Consider this actual case (with nearly all important details removed… you will understand why).
A Muslim teen was led to convert to Christianity. This is not news. Some Christians act like this is a rare thing. But dialogue between Christians and Muslims has led to many questioning their faith on both sides in recent years.
Here is the story. Those who led the teen to “accept Christ” decided to “out” this person. That is, they decided to share the conversion experience world-wide through social media. This teen is the child of harsh parents (by any standards). This information distinctly did not help.
The result? The teen feels manipulated and feels that no one can be trusted… least of all, Christians.
Why did the “friends” of this teen decide to do what they did?
1. Perhaps they felt that salvation was tied to public confession of faith. But this makes no real sense since such a confession of faith can’t be done 3rd person. Even if they wanted to encourage the teen to make the decision public, most of us would feel that such a confession does not need to be put up on the world wide web.
2. Perhaps they were guided by who (or what) is important. Let’s consider some options:
a. God. If God is most important? I would suggest that God does not need to read about it on the Web.
b. Mission of God. If God is not the most important, but God’s mission is the most important, one might decide to post this information IF one thinks that the positive value of such a testimony in the general public would be greater than the negative impact one could expect in the small scale. But is such a Machiavellian attitude justified?

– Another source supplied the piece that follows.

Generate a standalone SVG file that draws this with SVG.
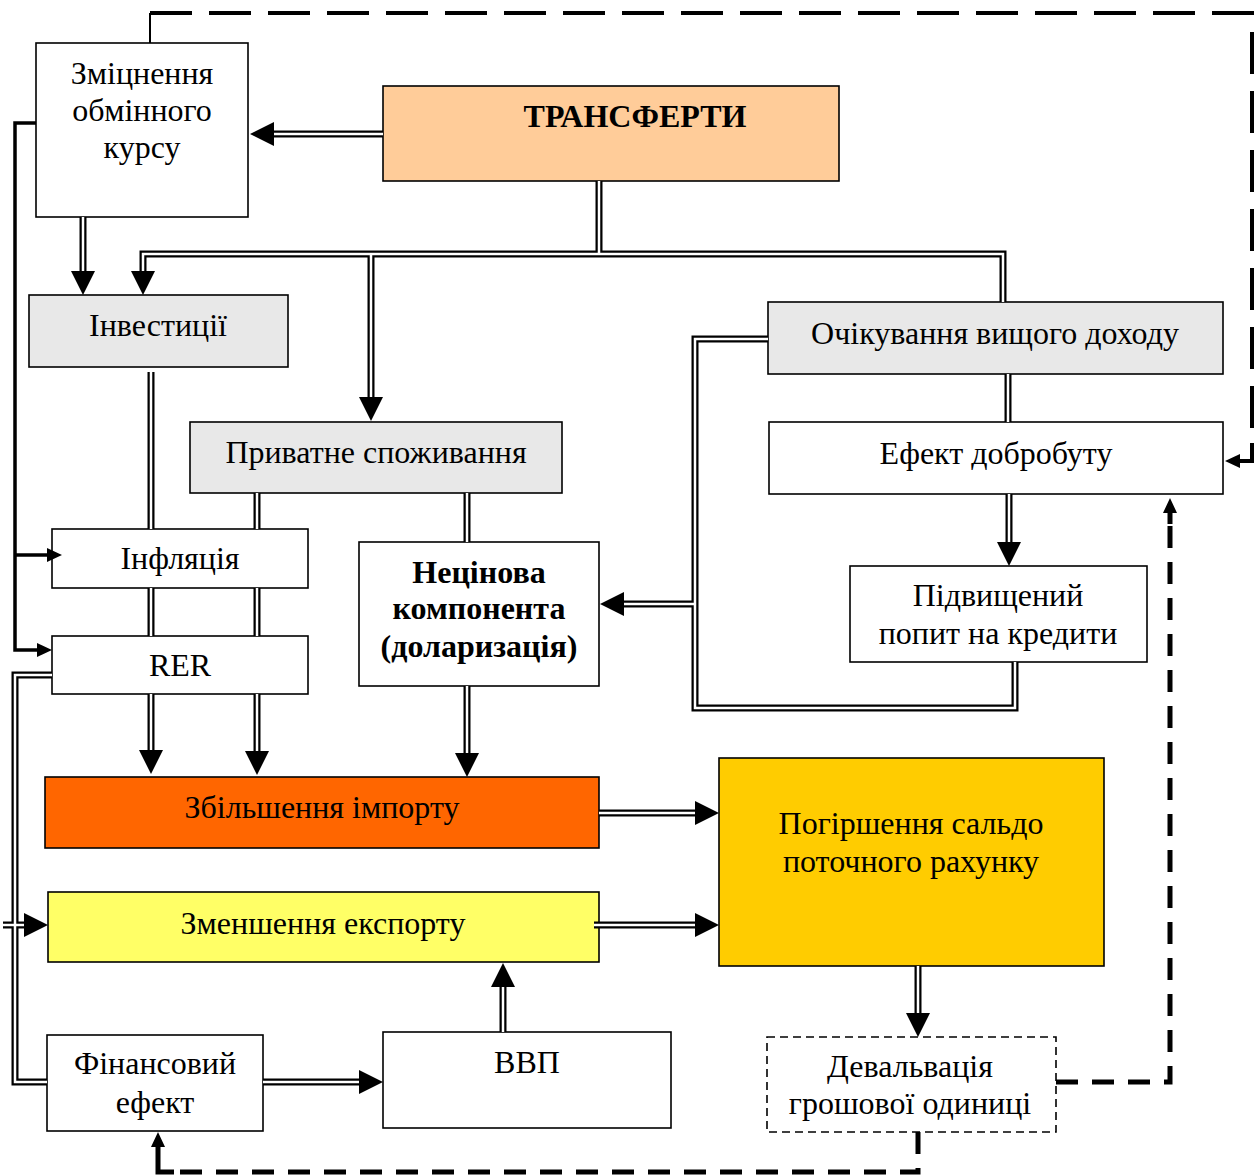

b. Friends. If friends are the most important. then one gives them things they will enjoy. If they enjoy inspirational gossip or newsy chitchat, one might prioritize giving such sensitive information. But how many friends does one have? Certainly putting information on a website that is accessible to most of the world goes beyond one’s list of friends.
c. Self. If oneself is the most important? Well, you do whatever makes you look good. If you think that hurting someone else makes you look like a great Christian, is that enough of a justification to tell the world? I don’t think so.
d. The young convert. What is best for the new believer. The young believer needs to be put into an environment guided by Christian love, and gently guided on the path that Jesus (Isa) walked. The young believer did not need to go through all of this other stuff.
I believe the priorities have to be God and the young believer. Self and others have to move down the list. And as tempting as it is to prioritize the “Mission of God” the risk of a destructive pragmatism is too great.
I do understand that sometimes to issues can get very murky. I am familiar with some missionaries that were planning to work in a “closed” country. They needed to raise money for support. This means going around talking about what they plan to do, their vision, and the needs. However, their agency gave them many warnings about the risk of causing problems by giving information. Following the agency’s advice to the letter would almost certainly sabotage raising the support they needed. In the end, a balance had to be found.
Balance is so important, but so hard to find.